I have drill cluster, with 4 drillbits (drill 1.14). But I can not use dynamic UDF feature in cluster for some kind of reason. Every time, I was confronting with troubles.
Let me present 2 scenarios:
Scenario 1
Here is the config (configs are same for all drillbits):
drill.exec: {
cluster-id: "drill-test",
zk: {
connect: "vm29.local:2181,vm32.local:2181,vm39.local:2181",
root: "drill"
},
sys.store.provider.zk.blobroot: "hdfs://vm29.local:9000/apps/drill/pstore/",
http: {
enabled: true,
ssl_enabled: false,
port: 8047
session_max_idle_secs: 3600, # Default value 1hr
cors: {
enabled: true,
allowedOrigins: ["*"],
allowedMethods: ["GET", "POST", "HEAD", "OPTIONS"],
allowedHeaders: ["X-Requested-With", "Content-Type", "Accept", "Origin"],
}
}
}
drill.exec.udf: {
retry-attempts: 5,
directory: {
fs: "hdfs://vm29.local:9000/",
root: "/drill",
base: "/udf",
local: ${drill.exec.udf.directory.base}"/local",
staging: ${drill.exec.udf.directory.base}"/staging",
registry: ${drill.exec.udf.directory.base}"/registry",
tmp: ${drill.exec.udf.directory.base}"/tmp"
}
}
As You see, I use hdfs for UDF in that scenario.
When I put jar files into 'staging' folder, and run 'CREATE FUNCTION USING JAR' - it registers function successfully. BUT then I can use it only on drillbit where I registered it.
For example if I ran command in web UI in vm29 - I can use function only in vm29.
If in additional, I try to register jar in different drillbit - I get 'already registered' error - but can not use it.(not found error)
JAR files present in hdfs://vm29.local:9000/drill/udf/registry
and metadata in ZK registry.
Scenario 2
Config the same, only with difference - all drillbits use their local filesystem for UDF folder.

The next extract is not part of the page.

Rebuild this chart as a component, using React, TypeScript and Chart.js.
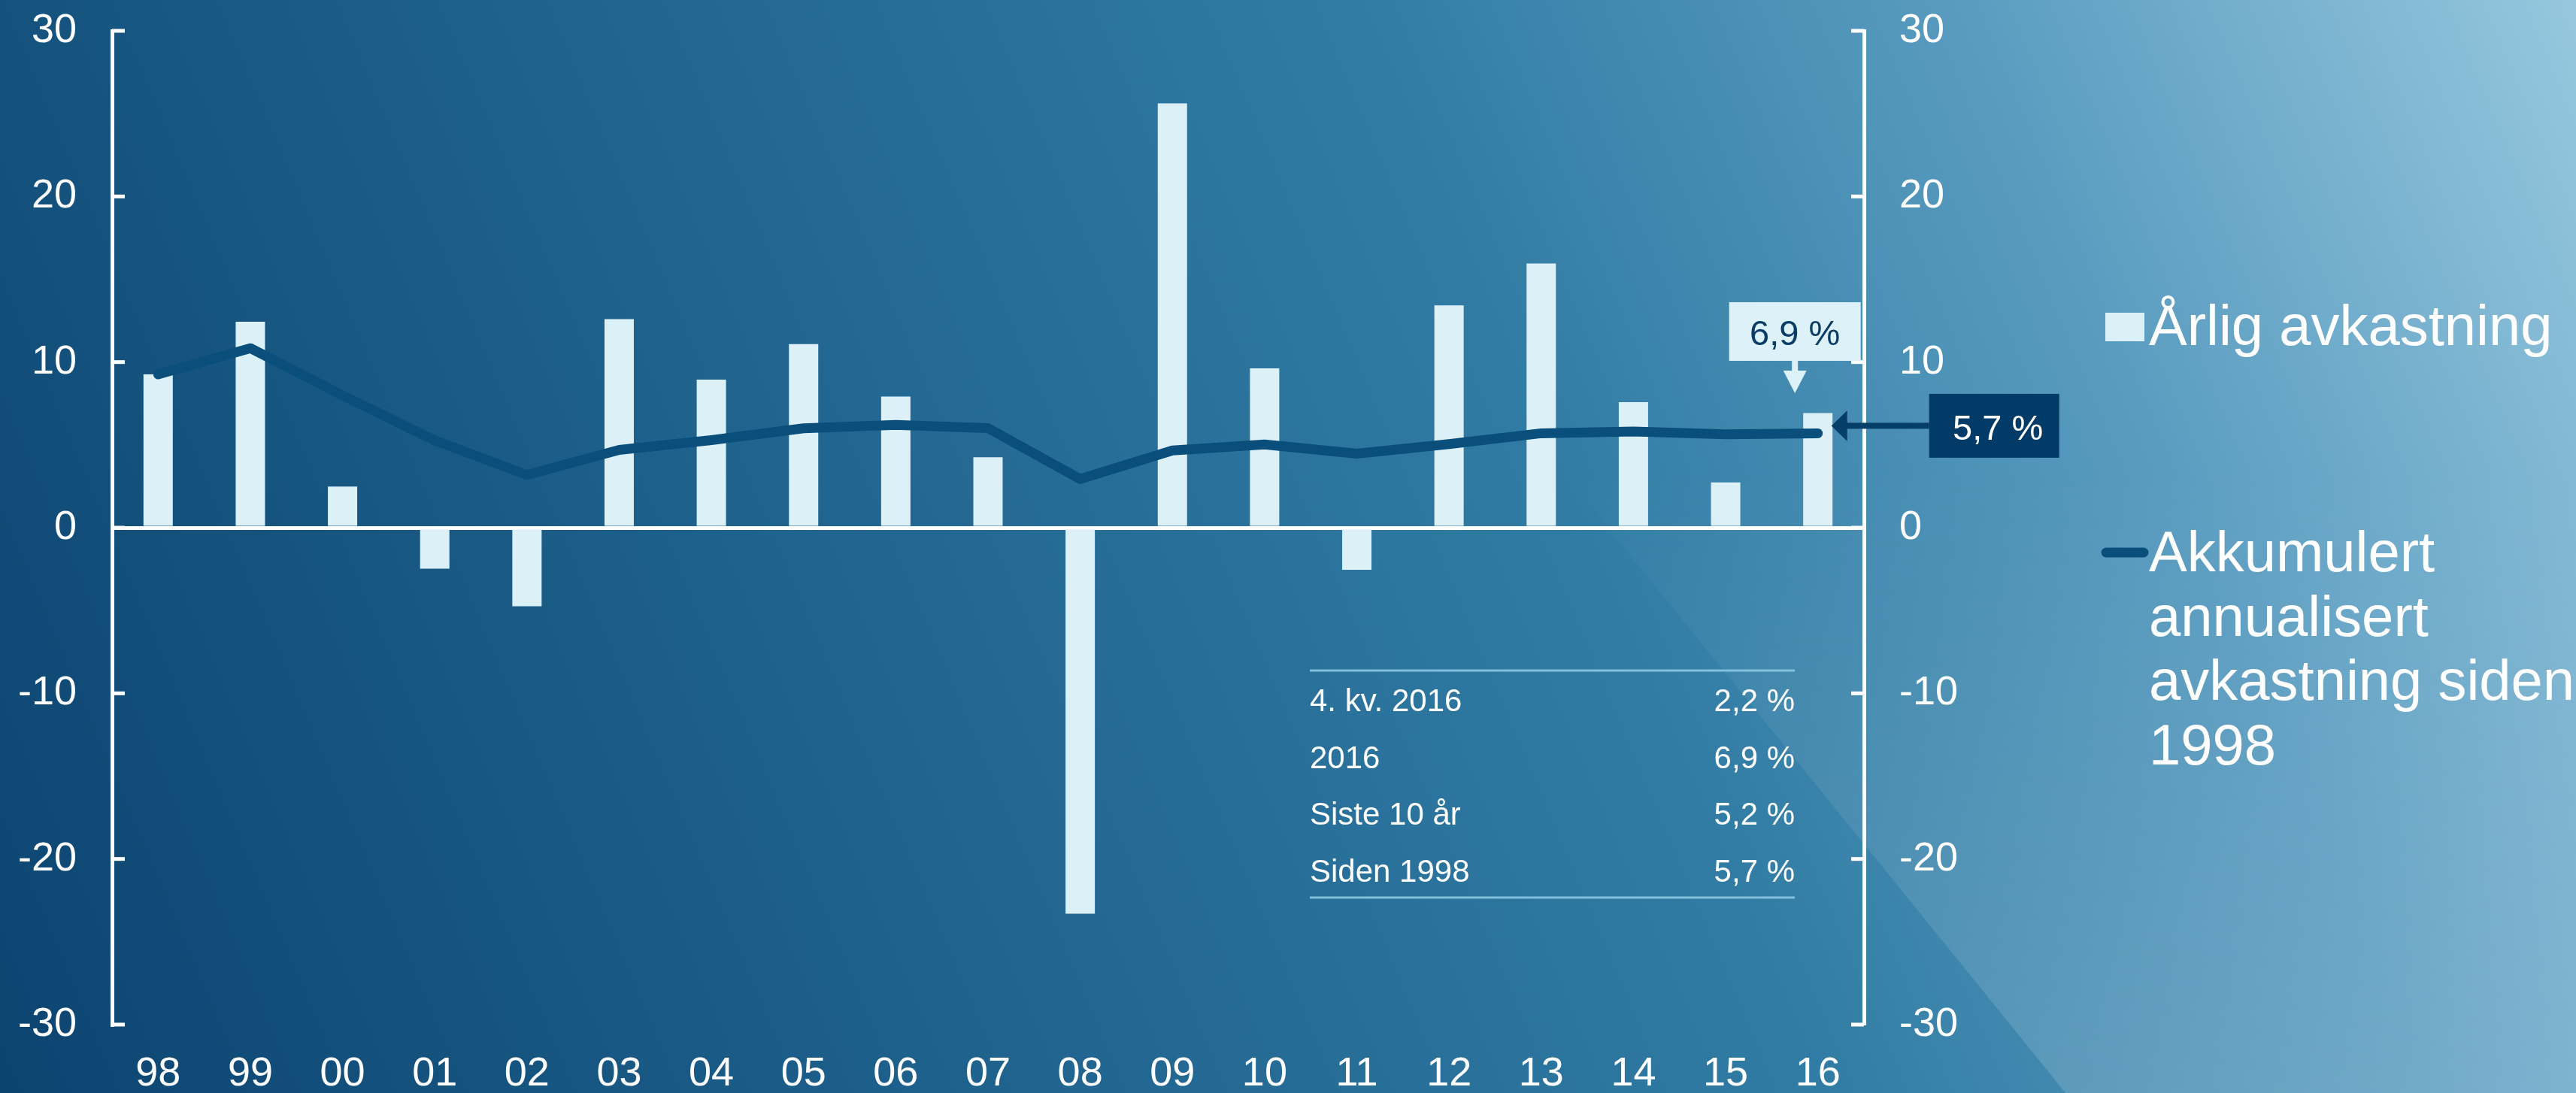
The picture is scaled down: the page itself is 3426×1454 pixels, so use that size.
import React, { useEffect, useRef } from 'react';
import { Chart, registerables } from 'chart.js';

Chart.register(...registerables);

const W = 3426;
const H = 1454;
const FONT = "'Liberation Sans', Arial, Helvetica, sans-serif";

// ---- data ----
const years = ['98', '99', '00', '01', '02', '03', '04', '05', '06', '07', '08', '09', '10', '11', '12', '13', '14', '15', '16'];
const annualReturn = [9.26, 12.44, 2.49, -2.47, -4.74, 12.59, 8.94, 11.09, 7.92, 4.26, -23.31, 25.62, 9.62, -2.54, 13.42, 15.95, 7.58, 2.74, 6.92];
const cumulativeReturn = [9.26, 10.84, 7.99, 5.27, 3.19, 4.70, 5.29, 6.0, 6.21, 6.01, 2.94, 4.66, 5.03, 4.47, 5.05, 5.70, 5.81, 5.64, 5.70];
const yTicks = [-30, -20, -10, 0, 10, 20, 30];
const legendBarLabel = 'Årlig avkastning';
const legendLineLabel = ['Akkumulert', 'annualisert', 'avkastning siden', '1998'];
const tableLabels = ['4. kv. 2016', '2016', 'Siste 10 år', 'Siden 1998'];
const tableValues = ['2,2 %', '6,9 %', '5,2 %', '5,7 %'];
const calloutBar = '6,9 %';
const calloutLine = '5,7 %';

const BAR_COLOR = '#dcf0f8';
const LINE_COLOR = '#0a4f7c';

const bgPlugin = {
  id: 'bgPlugin',
  beforeDraw(chart: any) {
    const { ctx, width, height } = chart;
    ctx.save();
    const g = ctx.createLinearGradient(0, height, width, 0);
    g.addColorStop(0, '#0c4470');
    g.addColorStop(0.3, '#1d608b');
    g.addColorStop(0.6, '#317ca4');
    g.addColorStop(0.8, '#5a9cc0');
    g.addColorStop(1, '#96c7de');
    ctx.fillStyle = g;
    ctx.fillRect(0, 0, width, height);
    // lighter facet on the lower right
    const fg = ctx.createLinearGradient(0, 620, 0, height);
    fg.addColorStop(0, 'rgba(255,255,255,0)');
    fg.addColorStop(1, 'rgba(255,255,255,0.15)');
    ctx.fillStyle = fg;
    ctx.beginPath();
    ctx.moveTo(1570, 0);
    ctx.lineTo(width, 0);
    ctx.lineTo(width, height);
    ctx.lineTo(2258 + 0.81 * (height - 850), height);
    ctx.closePath();
    ctx.fill();
    ctx.restore();
  },
};

const inwardTicksPlugin = {
  id: 'inwardTicks',
  afterDatasetsDraw(chart: any) {
    const { ctx } = chart;
    const y = chart.scales.y;
    const y2 = chart.scales.y2;
    ctx.save();
    ctx.strokeStyle = '#ffffff';
    ctx.lineWidth = 5;
    y.ticks.forEach((t: any) => {
      const py = y.getPixelForValue(t.value);
      ctx.beginPath();
      ctx.moveTo(chart.chartArea.left, py);
      ctx.lineTo(chart.chartArea.left + 17, py);
      ctx.stroke();
    });
    y2.ticks.forEach((t: any) => {
      const py = y2.getPixelForValue(t.value);
      ctx.beginPath();
      ctx.moveTo(chart.chartArea.right, py);
      ctx.lineTo(chart.chartArea.right - 17, py);
      ctx.stroke();
    });
    ctx.restore();
  },
};

const calloutPlugin = {
  id: 'callouts',
  afterDatasetsDraw(chart: any) {
    const { ctx } = chart;
    const xs = chart.scales.x;
    const ys = chart.scales.y;
    const last = years.length - 1;
    const bx = xs.getPixelForValue(last);
    const barTop = ys.getPixelForValue(annualReturn[last]);
    const lineY = ys.getPixelForValue(cumulativeReturn[last]);
    ctx.save();
    // light callout above last bar
    const cx = bx - 30.5;
    const boxBottom = barTop - 69.5;
    const boxW = 175;
    const boxH = 78;
    ctx.fillStyle = '#ddf1f8';
    ctx.fillRect(cx - boxW / 2, boxBottom - boxH, boxW, boxH);
    ctx.fillRect(cx - 4, boxBottom - 1, 8, 14);
    ctx.beginPath();
    ctx.moveTo(cx - 15.5, boxBottom + 13);
    ctx.lineTo(cx + 15.5, boxBottom + 13);
    ctx.lineTo(cx, barTop - 26.5);
    ctx.closePath();
    ctx.fill();
    ctx.fillStyle = '#0a3c66';
    ctx.font = `47px ${FONT}`;
    ctx.textAlign = 'center';
    ctx.textBaseline = 'alphabetic';
    ctx.fillText(calloutBar, cx, boxBottom - 21);

    // dark callout to the right of line end
    const dLeft = bx + 148;
    const dW = 173;
    const dH = 85;
    const dCy = lineY - 10;
    ctx.fillStyle = '#033b68';
    ctx.fillRect(dLeft, dCy - dH / 2, dW, dH);
    const tipX = bx + 18;
    ctx.fillStyle = '#063e6a';
    ctx.fillRect(tipX + 20, dCy - 4, dLeft - tipX - 20, 8);
    ctx.beginPath();
    ctx.moveTo(tipX, dCy);
    ctx.lineTo(tipX + 21, dCy - 20.5);
    ctx.lineTo(tipX + 21, dCy + 20.5);
    ctx.closePath();
    ctx.fill();
    ctx.fillStyle = '#ffffff';
    ctx.font = `47px ${FONT}`;
    ctx.textAlign = 'center';
    ctx.fillText(calloutLine, dLeft + dW / 2 + 5, dCy + 18.5);
    ctx.restore();
  },
};

const tablePlugin = {
  id: 'statsTable',
  afterDatasetsDraw(chart: any) {
    const { ctx } = chart;
    const left = 1742;
    const right = 2387;
    ctx.save();
    ctx.strokeStyle = 'rgba(140,200,228,0.9)';
    ctx.lineWidth = 3;
    [892, 1194].forEach((yy) => {
      ctx.beginPath();
      ctx.moveTo(left, yy);
      ctx.lineTo(right, yy);
      ctx.stroke();
    });
    ctx.fillStyle = '#ffffff';
    ctx.font = `42px ${FONT}`;
    ctx.textBaseline = 'alphabetic';
    tableLabels.forEach((lab, i) => {
      const by = 946 + i * 75.7;
      ctx.textAlign = 'left';
      ctx.fillText(lab, left, by);
      ctx.textAlign = 'right';
      ctx.fillText(tableValues[i], right, by);
    });
    ctx.restore();
  },
};

const legendPlugin = {
  id: 'sideLegend',
  afterDraw(chart: any) {
    const { ctx } = chart;
    ctx.save();
    ctx.fillStyle = BAR_COLOR;
    ctx.fillRect(2800, 416, 52, 38);
    ctx.fillStyle = '#ffffff';
    ctx.font = `76px ${FONT}`;
    ctx.textAlign = 'left';
    ctx.textBaseline = 'alphabetic';
    ctx.fillText(legendBarLabel, 2858, 459);
    ctx.strokeStyle = LINE_COLOR;
    ctx.lineWidth = 13;
    ctx.lineCap = 'round';
    ctx.beginPath();
    ctx.moveTo(2801, 735);
    ctx.lineTo(2851, 735);
    ctx.stroke();
    legendLineLabel.forEach((ln, i) => {
      ctx.fillText(ln, 2858, 760 + i * 85.7);
    });
    ctx.restore();
  },
};

const zeroPad = (s: any) => {
  s.paddingTop = 0;
  s.paddingBottom = 0;
  s.paddingLeft = 0;
  s.paddingRight = 0;
};

export default function App() {
  const ref = useRef<HTMLCanvasElement | null>(null);

  useEffect(() => {
    document.body.style.margin = '0';
    document.body.style.overflow = 'hidden';
    const canvas = ref.current;
    if (!canvas) return;
    const tickFont = { family: FONT, size: 54 };
    const chart = new Chart(canvas, {
      type: 'bar',
      data: {
        labels: years,
        datasets: [
          {
            type: 'line',
            label: legendLineLabel.join(' '),
            data: cumulativeReturn,
            yAxisID: 'y',
            borderColor: LINE_COLOR,
            backgroundColor: LINE_COLOR,
            borderWidth: 13,
            pointRadius: 0,
            tension: 0,
            borderCapStyle: 'round',
            borderJoinStyle: 'round',
            order: 0,
          } as any,
          {
            type: 'bar',
            label: legendBarLabel,
            data: annualReturn,
            yAxisID: 'y',
            backgroundColor: BAR_COLOR,
            barPercentage: 0.318,
            categoryPercentage: 1,
            order: 1,
          } as any,
        ],
      },
      options: {
        responsive: false,
        devicePixelRatio: 1,
        animation: false,
        layout: { padding: { top: 41, left: 0, right: 0, bottom: 0 } },
        plugins: {
          legend: { display: false },
          tooltip: { enabled: false },
        },
        scales: {
          x: {
            type: 'category',
            position: 'bottom',
            offset: true,
            grid: { display: false, drawTicks: false },
            border: { display: false },
            ticks: { color: '#ffffff', font: tickFont, padding: 34, maxRotation: 0, autoSkip: false },
            afterFit: (s: any) => {
              s.height = 91;
              zeroPad(s);
            },
          },
          y: {
            type: 'linear',
            position: 'left',
            min: -30,
            max: 30,
            afterBuildTicks: (s: any) => {
              s.ticks = yTicks.map((v) => ({ value: v }));
            },
            grid: {
              drawTicks: false,
              lineWidth: 5,
              color: (c: any) => (c.tick && c.tick.value === 0 ? '#ffffff' : 'rgba(0,0,0,0)'),
            },
            border: { display: true, color: '#ffffff', width: 5 },
            ticks: { color: '#ffffff', font: tickFont, padding: 47 },
            afterFit: (s: any) => {
              s.width = 149;
              zeroPad(s);
            },
          },
          y2: {
            type: 'linear',
            position: 'right',
            min: -30,
            max: 30,
            afterBuildTicks: (s: any) => {
              s.ticks = yTicks.map((v) => ({ value: v }));
            },
            grid: { display: false, drawTicks: false },
            border: { display: true, color: '#ffffff', width: 5 },
            ticks: { color: '#ffffff', font: tickFont, padding: 47 },
            afterFit: (s: any) => {
              s.width = W - 2479;
              zeroPad(s);
            },
          },
        },
      },
      plugins: [bgPlugin, inwardTicksPlugin, calloutPlugin, tablePlugin, legendPlugin],
    } as any);
    return () => chart.destroy();
  }, []);

  return (
    <div style={{ position: 'absolute', left: 0, top: 0, width: W, height: H, overflow: 'hidden' }}>
      <canvas ref={ref} width={W} height={H} style={{ display: 'block', width: W, height: H }} />
    </div>
  );
}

In that case - I can register/unregister function - but I can not use it on every drillbit (not found error). Jar files present in /UDF/registry folder, and metadata in zk registry - but do not work.
What am I doing wrong?
I can not found any description of step-by-step instruction, about using Dynamic UDF feature in cluster. Maybe You know one?
Thanks.
updated:
I just thought: I use web console for queries. Maybe it has difference - create function through web console or jdbc:zk connection? (I will test)
Cause & Results
This is a bug in drill 1.14
Was reported in Drill Jira
Fix with explanation: Drill GitHub repository
This is a regression since 1.13, we have opened a Jira ticket - https://issues.apache.org/jira/browse/DRILL-6762. Meanwhile, you can add custom udfs manually - https://drill.apache.org/docs/manually-adding-custom-functions-to-drill/.